In any management scenario, common sense dictates that funds should be raised when the conditions are right and when they are available. Funding plans should coincide with those times when there is ample liquidity in the system and money is cheap. Let us try to explain this with a home grown analogy – would you buy a house or take a home loan when real estate prices have risen sharply and interest rates are on their way up? Your common sense should supply you with the answer.

Marketing and Sales: Searching out the right markets for your products and services and then selling them to customers there, are important activities for an organisation. What are markets but people and who are customers, but people. Once you realise this fundamental fact, then it becomes easier to prospect and apply your common sense principles. All marketing activities have to start with research, which means knowledge of the people, their commercial activities, the consumers and their demands. The two common sense questions you have to ask at the outset are – what do they need and what do you have? If the two match then you have to go a bit deeper and ask: are your products and services the right ones for them? If they are then you ask further: can I provide it at the price they want and does it meet their quality standards. If you actually analyse every situation in this way, you will find that it requires a few common sense questions that will point you in the right direction.

The reason why so many marketing and sales strategies do not succeed is that we fail to apply our common sense and start to assume things.
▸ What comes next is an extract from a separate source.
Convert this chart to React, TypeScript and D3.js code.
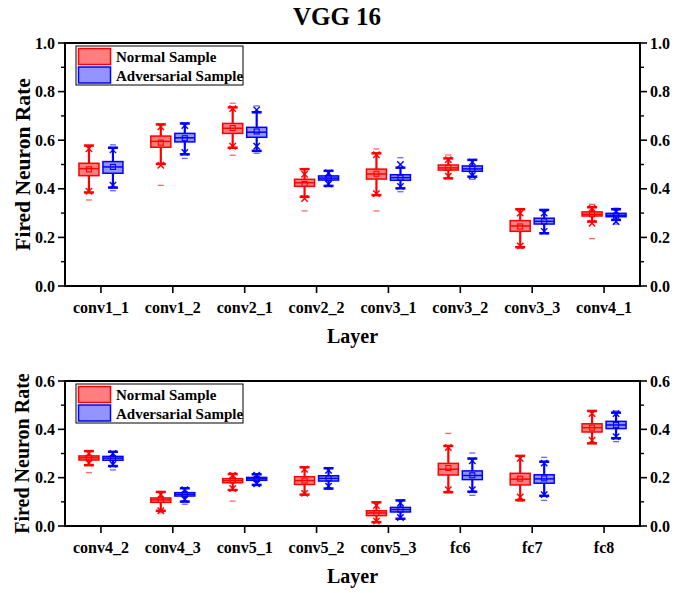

A very good example of this was Tata Motors and the Nano car. The company assumed that two-wheeler owners would be only too glad to upgrade to a car and it would not really matter what kind of a car it was so long as it had four wheels and was cheap. They failed to factor in the fact that two-wheeler owners also have aspirations and would look for quality, performance and value for money.

Would common sense work in every situation and would it be all that is required to be a successful manager? Probably not; sometimes you may have to suspend common sense and put some of your uncommon senses to use. That is often called a ‘leap of faith’ where you go contrary to common sense and you succeed because progress and evolution all call for something out of the ordinary. Innovation has to take place and this requires you to defy common sense and take a different path altogether.

I would say that about 70 percent of our problems can be solved by common sense solutions.